- PROBLEM TO SOLVE -
Retype word for word the first line of the listing and each line after it up to the line with "var yTicks = [0, -10, -20, -30, -40, -50, -60];", with the pictures taken out.

§ §

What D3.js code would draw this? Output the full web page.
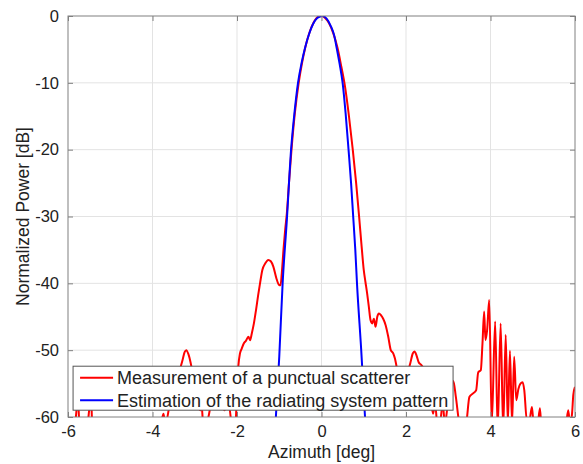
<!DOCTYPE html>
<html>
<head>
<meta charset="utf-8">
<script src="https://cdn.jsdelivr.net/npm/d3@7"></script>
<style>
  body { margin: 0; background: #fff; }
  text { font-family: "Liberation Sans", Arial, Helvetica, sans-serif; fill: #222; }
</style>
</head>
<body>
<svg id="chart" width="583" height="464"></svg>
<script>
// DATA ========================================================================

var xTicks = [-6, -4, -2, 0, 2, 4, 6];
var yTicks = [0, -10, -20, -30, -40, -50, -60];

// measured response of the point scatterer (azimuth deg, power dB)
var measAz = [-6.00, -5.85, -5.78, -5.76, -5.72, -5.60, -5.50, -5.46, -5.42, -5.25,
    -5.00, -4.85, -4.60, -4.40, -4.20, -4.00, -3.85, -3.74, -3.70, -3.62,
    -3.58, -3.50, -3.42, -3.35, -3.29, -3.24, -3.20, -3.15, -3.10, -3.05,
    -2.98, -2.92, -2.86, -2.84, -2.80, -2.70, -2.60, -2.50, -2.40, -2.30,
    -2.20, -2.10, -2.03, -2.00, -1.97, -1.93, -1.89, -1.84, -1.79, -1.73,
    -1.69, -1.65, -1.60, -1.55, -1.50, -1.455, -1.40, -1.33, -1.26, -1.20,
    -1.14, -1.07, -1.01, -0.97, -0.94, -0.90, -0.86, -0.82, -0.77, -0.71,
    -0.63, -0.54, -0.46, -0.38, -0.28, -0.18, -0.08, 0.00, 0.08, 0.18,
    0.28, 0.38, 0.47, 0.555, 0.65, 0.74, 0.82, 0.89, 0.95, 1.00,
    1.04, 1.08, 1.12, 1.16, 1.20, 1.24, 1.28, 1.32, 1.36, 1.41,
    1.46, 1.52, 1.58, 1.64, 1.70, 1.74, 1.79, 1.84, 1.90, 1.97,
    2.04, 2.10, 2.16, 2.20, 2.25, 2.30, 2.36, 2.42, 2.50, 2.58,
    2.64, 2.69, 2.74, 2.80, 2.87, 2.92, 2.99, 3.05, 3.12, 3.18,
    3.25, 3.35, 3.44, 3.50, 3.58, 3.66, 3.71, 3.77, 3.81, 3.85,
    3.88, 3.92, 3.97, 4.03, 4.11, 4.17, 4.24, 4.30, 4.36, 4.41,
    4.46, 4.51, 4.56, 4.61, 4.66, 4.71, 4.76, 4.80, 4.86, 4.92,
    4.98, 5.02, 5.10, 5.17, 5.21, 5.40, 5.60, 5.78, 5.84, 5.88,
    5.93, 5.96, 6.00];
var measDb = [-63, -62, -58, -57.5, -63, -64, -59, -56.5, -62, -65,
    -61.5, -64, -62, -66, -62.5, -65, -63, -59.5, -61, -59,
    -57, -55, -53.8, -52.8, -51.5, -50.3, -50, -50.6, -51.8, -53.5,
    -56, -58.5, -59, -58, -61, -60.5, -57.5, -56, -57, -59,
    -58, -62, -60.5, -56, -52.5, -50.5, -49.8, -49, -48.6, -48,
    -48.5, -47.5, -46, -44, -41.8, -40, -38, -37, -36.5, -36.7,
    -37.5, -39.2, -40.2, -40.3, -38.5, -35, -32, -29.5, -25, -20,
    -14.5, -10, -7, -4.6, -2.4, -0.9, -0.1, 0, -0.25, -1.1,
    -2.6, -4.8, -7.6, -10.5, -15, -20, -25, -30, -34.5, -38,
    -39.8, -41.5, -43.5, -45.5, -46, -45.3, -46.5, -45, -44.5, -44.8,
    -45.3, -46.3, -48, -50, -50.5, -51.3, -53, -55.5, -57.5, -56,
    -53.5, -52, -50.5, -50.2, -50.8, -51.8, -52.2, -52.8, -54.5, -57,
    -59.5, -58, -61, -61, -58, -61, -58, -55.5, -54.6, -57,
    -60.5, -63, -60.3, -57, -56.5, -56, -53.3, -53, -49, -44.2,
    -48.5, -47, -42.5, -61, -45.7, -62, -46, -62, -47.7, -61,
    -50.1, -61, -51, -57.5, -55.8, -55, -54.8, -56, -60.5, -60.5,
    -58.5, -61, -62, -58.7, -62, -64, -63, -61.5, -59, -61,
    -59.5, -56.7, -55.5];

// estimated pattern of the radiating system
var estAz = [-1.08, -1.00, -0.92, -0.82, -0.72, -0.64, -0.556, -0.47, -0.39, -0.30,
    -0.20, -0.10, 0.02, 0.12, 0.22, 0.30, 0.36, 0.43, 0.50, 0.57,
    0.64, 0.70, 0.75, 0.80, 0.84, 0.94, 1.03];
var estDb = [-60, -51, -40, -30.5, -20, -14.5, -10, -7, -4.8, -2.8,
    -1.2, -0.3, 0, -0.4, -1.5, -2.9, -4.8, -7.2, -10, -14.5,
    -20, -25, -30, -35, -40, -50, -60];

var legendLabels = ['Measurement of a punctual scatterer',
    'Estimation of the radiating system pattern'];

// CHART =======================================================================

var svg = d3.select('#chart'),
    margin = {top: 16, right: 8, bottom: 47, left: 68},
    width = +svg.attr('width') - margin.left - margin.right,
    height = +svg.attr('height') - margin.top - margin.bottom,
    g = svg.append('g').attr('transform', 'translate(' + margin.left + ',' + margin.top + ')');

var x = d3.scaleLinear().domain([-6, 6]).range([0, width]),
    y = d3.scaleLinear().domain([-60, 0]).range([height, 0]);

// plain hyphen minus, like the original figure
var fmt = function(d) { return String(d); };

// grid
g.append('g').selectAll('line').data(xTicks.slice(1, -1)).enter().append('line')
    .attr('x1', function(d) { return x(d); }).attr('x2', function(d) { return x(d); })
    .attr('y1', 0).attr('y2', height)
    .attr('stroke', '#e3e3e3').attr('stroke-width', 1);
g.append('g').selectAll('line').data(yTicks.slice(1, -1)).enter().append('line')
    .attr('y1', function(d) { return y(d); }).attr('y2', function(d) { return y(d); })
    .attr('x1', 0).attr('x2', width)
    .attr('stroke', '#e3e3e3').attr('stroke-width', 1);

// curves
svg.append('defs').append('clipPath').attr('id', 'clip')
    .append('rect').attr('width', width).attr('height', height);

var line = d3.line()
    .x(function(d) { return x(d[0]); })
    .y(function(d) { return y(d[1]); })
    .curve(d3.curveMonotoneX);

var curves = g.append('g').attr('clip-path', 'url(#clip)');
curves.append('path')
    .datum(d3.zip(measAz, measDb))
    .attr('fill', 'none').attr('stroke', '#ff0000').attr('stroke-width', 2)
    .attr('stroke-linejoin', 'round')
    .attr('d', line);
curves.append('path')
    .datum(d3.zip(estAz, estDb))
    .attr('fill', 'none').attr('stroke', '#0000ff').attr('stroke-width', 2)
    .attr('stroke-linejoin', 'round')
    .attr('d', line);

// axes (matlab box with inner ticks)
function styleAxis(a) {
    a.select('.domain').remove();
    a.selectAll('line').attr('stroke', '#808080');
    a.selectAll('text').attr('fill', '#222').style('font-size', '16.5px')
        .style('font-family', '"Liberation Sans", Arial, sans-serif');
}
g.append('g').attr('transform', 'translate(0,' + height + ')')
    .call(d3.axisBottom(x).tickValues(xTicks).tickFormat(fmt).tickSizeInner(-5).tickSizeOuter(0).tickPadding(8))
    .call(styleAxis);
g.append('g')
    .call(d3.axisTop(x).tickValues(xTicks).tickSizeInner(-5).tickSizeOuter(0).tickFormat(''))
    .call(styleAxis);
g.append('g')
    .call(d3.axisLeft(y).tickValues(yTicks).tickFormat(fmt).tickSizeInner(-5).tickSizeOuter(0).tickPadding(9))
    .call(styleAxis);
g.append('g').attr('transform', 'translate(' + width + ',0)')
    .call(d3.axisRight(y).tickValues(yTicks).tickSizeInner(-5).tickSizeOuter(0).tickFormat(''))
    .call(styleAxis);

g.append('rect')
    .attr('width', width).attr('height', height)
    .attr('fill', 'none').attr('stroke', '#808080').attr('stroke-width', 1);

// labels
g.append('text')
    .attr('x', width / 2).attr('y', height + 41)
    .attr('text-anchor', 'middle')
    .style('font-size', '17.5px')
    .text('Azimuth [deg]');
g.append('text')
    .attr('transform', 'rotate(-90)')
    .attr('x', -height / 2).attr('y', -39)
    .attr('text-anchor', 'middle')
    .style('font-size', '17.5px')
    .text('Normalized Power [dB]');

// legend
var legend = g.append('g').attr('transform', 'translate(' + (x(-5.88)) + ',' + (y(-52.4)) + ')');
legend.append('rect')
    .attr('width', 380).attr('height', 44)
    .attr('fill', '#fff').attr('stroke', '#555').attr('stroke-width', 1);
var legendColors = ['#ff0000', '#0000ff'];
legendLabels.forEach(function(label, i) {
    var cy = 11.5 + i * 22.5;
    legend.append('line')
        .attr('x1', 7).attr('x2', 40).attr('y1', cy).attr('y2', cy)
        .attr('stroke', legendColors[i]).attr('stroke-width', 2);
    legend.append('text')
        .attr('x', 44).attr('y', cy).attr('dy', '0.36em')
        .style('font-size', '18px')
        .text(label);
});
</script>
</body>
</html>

§ §

- EXERCISE ANSWER -
What D3.js code would draw this? Output the full web page.
<!DOCTYPE html>
<html>
<head>
<meta charset="utf-8">
<script src="https://cdn.jsdelivr.net/npm/d3@7"></script>
<style>
  body { margin: 0; background: #fff; }
  text { font-family: "Liberation Sans", Arial, Helvetica, sans-serif; fill: #222; }
</style>
</head>
<body>
<svg id="chart" width="583" height="464"></svg>
<script>
// DATA ========================================================================

var xTicks = [-6, -4, -2, 0, 2, 4, 6];
var yTicks = [0, -10, -20, -30, -40, -50, -60];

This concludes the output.